What is required -> Your output must consist solely of the lines from the "Convert this chart to Plotly code." line through the "n40_err_minus = [3.0, 4.4, 1.3, 8.6]" line, exactly as written, without images.

Listed entries ->
━━━━
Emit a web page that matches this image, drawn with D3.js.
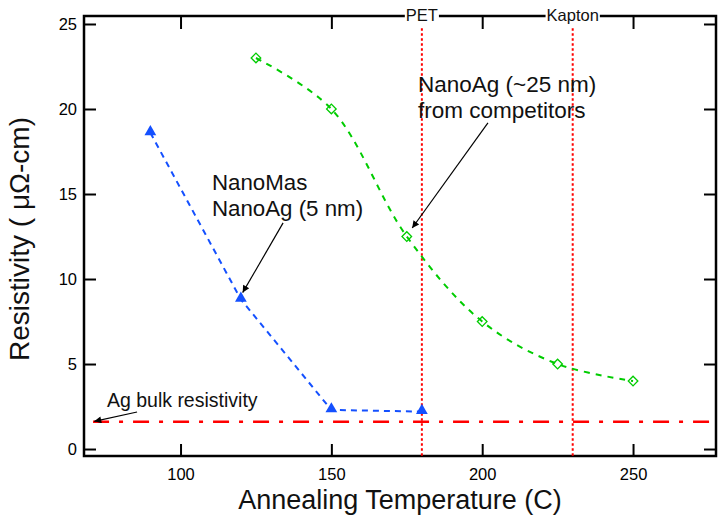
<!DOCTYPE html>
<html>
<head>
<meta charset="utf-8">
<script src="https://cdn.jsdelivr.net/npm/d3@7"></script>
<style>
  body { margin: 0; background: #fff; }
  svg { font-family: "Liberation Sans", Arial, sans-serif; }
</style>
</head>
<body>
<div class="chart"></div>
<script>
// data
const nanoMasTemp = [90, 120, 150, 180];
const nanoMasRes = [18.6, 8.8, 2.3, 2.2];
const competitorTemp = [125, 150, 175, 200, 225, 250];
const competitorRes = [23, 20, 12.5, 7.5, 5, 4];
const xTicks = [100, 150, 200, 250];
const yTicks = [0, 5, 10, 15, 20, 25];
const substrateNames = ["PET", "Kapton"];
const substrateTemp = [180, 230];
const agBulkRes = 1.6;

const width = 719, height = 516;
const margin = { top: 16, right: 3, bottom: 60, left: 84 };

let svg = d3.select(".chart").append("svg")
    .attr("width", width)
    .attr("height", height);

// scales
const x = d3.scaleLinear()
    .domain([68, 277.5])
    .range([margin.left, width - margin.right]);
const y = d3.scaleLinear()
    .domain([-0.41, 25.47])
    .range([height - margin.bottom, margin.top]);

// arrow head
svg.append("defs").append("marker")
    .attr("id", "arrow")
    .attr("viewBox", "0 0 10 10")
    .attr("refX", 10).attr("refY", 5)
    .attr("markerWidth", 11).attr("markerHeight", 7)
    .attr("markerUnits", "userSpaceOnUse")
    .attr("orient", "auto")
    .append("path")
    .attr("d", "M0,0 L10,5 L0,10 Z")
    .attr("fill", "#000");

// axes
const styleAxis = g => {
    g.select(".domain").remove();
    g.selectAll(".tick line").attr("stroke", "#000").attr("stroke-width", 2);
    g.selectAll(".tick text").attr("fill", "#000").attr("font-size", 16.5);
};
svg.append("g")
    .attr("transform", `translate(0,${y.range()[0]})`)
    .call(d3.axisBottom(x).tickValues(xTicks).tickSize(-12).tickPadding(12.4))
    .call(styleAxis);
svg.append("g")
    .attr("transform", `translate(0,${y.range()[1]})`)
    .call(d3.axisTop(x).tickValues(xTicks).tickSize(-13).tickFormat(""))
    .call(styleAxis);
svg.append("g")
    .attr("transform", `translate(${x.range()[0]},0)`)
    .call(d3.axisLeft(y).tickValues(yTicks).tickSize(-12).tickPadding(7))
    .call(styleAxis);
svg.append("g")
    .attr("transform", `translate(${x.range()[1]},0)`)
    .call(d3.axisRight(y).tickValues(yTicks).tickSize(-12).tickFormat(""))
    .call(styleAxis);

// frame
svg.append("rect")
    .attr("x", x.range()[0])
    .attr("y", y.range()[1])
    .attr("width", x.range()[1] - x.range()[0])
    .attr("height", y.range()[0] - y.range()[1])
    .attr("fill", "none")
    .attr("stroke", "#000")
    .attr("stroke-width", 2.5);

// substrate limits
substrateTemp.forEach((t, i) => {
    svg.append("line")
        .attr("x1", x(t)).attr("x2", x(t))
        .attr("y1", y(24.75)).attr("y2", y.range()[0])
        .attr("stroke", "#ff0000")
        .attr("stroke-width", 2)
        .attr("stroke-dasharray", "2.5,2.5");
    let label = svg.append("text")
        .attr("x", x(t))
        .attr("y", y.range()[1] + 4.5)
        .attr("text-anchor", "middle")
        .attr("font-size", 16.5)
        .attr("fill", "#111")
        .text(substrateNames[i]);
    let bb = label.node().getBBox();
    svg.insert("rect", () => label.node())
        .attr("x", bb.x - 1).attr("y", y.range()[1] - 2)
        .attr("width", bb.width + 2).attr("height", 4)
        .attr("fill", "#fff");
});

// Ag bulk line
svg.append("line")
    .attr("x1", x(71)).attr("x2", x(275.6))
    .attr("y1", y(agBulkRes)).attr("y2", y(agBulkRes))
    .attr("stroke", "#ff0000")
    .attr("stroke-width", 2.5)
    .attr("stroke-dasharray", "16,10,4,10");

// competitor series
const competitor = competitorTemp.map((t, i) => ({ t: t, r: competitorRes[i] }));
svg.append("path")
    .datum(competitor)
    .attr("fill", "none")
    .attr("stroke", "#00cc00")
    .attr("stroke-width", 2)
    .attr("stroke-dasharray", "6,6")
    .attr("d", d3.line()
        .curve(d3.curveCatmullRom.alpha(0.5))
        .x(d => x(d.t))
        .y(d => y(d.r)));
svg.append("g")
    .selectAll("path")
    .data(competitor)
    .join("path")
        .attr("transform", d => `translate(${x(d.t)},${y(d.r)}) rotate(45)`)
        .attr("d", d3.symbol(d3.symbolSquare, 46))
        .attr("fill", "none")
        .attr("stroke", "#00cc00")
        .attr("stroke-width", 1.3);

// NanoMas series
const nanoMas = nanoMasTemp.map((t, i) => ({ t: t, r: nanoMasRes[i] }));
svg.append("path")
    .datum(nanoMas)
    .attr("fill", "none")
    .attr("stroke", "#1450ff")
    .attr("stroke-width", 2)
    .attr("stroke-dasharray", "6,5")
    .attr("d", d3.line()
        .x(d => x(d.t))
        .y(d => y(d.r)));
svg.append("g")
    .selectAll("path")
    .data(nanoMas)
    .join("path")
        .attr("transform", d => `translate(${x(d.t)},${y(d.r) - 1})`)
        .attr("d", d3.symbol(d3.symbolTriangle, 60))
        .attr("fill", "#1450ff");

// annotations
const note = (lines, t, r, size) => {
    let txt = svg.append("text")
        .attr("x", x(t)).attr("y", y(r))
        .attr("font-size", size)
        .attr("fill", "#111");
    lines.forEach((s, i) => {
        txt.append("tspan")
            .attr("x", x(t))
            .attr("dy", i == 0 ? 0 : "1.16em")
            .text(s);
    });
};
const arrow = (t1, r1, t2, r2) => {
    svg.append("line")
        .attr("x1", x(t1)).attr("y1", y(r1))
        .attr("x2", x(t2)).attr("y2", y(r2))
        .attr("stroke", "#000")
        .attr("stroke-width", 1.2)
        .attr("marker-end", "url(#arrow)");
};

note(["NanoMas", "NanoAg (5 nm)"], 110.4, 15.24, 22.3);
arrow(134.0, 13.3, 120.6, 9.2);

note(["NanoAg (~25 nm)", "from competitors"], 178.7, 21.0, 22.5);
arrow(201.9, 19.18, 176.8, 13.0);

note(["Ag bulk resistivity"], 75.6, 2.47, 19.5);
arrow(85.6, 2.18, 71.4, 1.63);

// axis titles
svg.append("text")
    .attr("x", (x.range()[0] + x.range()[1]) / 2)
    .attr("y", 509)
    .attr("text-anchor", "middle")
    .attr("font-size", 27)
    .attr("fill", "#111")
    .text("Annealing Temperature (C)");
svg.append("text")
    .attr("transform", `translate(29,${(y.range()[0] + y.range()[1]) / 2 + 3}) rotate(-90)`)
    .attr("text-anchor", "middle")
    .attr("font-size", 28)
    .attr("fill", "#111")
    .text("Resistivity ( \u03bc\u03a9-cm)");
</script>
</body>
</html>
━━━━
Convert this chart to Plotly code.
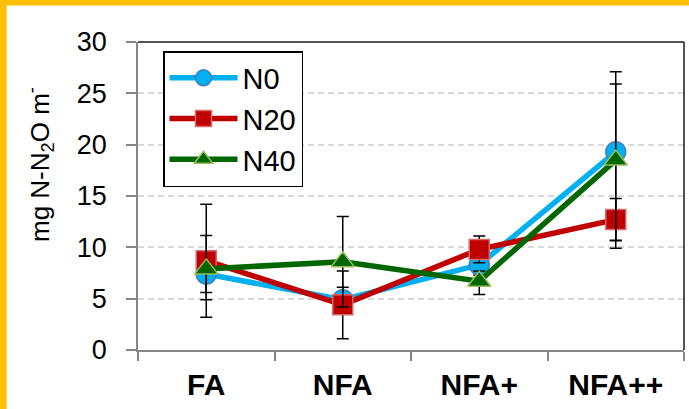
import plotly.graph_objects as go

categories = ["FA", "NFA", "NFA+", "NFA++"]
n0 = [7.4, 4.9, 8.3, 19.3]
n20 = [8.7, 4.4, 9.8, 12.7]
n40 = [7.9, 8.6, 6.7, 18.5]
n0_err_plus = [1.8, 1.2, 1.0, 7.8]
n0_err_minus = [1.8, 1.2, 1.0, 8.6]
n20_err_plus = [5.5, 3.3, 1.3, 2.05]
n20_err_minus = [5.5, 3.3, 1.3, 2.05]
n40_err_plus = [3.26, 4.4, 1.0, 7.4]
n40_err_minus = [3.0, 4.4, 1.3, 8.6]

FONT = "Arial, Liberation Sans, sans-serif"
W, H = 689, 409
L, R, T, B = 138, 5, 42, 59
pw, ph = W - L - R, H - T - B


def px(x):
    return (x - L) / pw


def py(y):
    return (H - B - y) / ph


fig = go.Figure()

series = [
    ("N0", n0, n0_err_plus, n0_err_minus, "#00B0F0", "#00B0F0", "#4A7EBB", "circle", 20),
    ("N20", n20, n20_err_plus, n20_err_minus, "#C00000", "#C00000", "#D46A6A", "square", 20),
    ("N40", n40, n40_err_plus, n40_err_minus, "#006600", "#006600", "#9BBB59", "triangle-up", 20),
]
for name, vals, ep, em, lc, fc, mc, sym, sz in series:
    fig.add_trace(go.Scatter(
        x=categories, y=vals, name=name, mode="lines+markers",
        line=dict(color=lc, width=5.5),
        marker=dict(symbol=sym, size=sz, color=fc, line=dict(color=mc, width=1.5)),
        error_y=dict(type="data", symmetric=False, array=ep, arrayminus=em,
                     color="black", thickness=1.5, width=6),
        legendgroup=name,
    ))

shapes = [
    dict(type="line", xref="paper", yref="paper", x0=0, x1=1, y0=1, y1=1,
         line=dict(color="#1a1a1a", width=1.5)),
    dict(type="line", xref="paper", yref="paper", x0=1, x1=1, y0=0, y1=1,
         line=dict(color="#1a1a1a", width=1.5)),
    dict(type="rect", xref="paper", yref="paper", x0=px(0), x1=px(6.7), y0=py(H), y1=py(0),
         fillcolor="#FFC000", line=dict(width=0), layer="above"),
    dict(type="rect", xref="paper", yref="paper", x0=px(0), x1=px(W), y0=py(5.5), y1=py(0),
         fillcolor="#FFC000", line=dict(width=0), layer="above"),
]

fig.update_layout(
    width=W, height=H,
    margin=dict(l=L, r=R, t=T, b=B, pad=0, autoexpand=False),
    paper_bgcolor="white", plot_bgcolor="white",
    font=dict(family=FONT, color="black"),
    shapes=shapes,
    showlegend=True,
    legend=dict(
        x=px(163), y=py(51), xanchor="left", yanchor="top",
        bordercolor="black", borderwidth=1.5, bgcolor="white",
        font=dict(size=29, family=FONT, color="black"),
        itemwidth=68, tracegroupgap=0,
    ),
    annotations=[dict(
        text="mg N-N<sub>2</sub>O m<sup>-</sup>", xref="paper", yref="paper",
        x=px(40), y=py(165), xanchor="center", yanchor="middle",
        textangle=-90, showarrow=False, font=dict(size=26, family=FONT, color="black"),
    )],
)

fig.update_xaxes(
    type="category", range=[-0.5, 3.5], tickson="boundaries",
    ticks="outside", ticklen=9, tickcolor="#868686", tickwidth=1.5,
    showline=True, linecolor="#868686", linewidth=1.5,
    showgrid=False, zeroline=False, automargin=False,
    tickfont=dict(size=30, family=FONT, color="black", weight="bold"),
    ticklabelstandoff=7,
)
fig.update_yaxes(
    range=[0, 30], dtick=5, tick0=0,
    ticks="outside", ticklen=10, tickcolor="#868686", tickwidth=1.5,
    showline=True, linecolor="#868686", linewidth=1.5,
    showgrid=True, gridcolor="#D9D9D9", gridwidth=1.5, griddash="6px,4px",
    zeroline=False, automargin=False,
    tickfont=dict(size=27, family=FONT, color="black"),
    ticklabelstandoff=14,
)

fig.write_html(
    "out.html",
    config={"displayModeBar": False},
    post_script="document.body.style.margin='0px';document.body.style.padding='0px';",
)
━━━━
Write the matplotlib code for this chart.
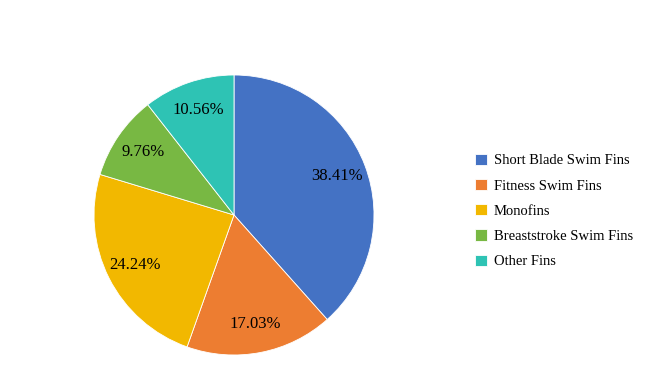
━━━━
Solution for this exercise ->
Convert this chart to Plotly code.
import plotly.graph_objects as go

categories = ["FA", "NFA", "NFA+", "NFA++"]
n0 = [7.4, 4.9, 8.3, 19.3]
n20 = [8.7, 4.4, 9.8, 12.7]
n40 = [7.9, 8.6, 6.7, 18.5]
n0_err_plus = [1.8, 1.2, 1.0, 7.8]
n0_err_minus = [1.8, 1.2, 1.0, 8.6]
n20_err_plus = [5.5, 3.3, 1.3, 2.05]
n20_err_minus = [5.5, 3.3, 1.3, 2.05]
n40_err_plus = [3.26, 4.4, 1.0, 7.4]
n40_err_minus = [3.0, 4.4, 1.3, 8.6]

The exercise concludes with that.